City to Create Residential Zone for Expats
- The Moscow Times
- Jun. 06 2013 00:00
- Last edited 14:57
Moscow authorities plan to attract investors to the construction of residential areas for foreign businessmen working in Russia and their families, first deputy head of City Hall's department of economic policy and development Alexei Peshkov said Wednesday.
The city expects the number of expats to increase in connection with the creation of an international financial hub in the capital, Izvestia said.
To create favorable conditions for the families of foreign specialists Moscow will also increase the number of secondary schools offering the international baccalaureate program and those following the national education program of foreigners' home countries, the official said.
According to Peshkov, authorities have not yet chosen specific sites for the proposed projects. They are considering several options for their location including downtown Moscow and areas southwest of the Moscow Ring Road recently integrated into the city.

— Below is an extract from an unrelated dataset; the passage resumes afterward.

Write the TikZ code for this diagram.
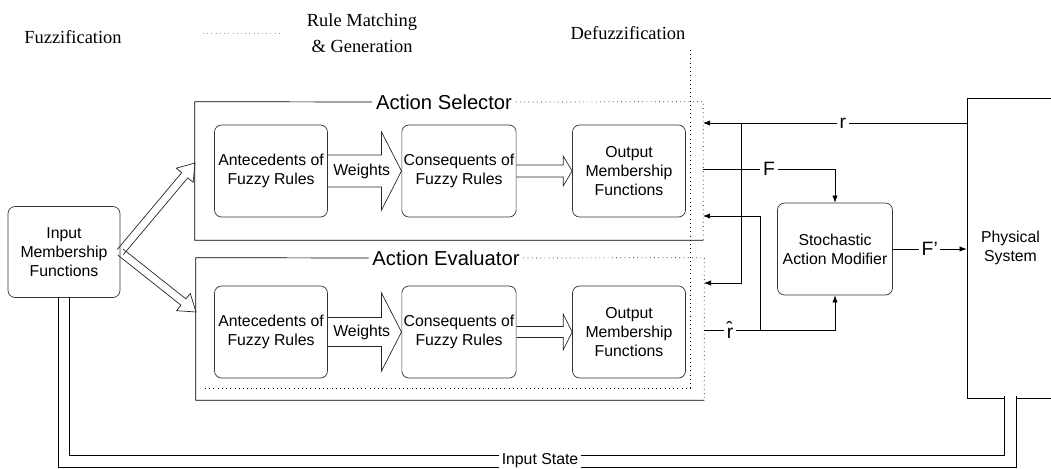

Peshkov stressed that the city is prepared to invest in the development of infrastructure for the residential areas even if no private investors are found, but projects that don't require budget funding will get "priority consideration."
The idea of creating housing especially for foreign specialists was initially proposed by then-President Dmitry Medvedev at the St. Petersburg Economic Forum in June 2011.
According to plans, the new financial district should be located in the "New Moscow" territory, between the prestigious Rublevo-Uspenskoye and Novorizhskoye highways, occupying an area of 3.65 million square meters.
Andrei Sharonov, deputy mayor for economic issues, said the city would develop social infrastructure for expats working in Moscow.
Mikhail Shneider, principal of school No. 45 in Moscow, said there are currently nine schools in the city that are members of the International Baccalaureate Schools Association— four state and five private ones.
By the end of 2015 their number should reach 30, Shneider said.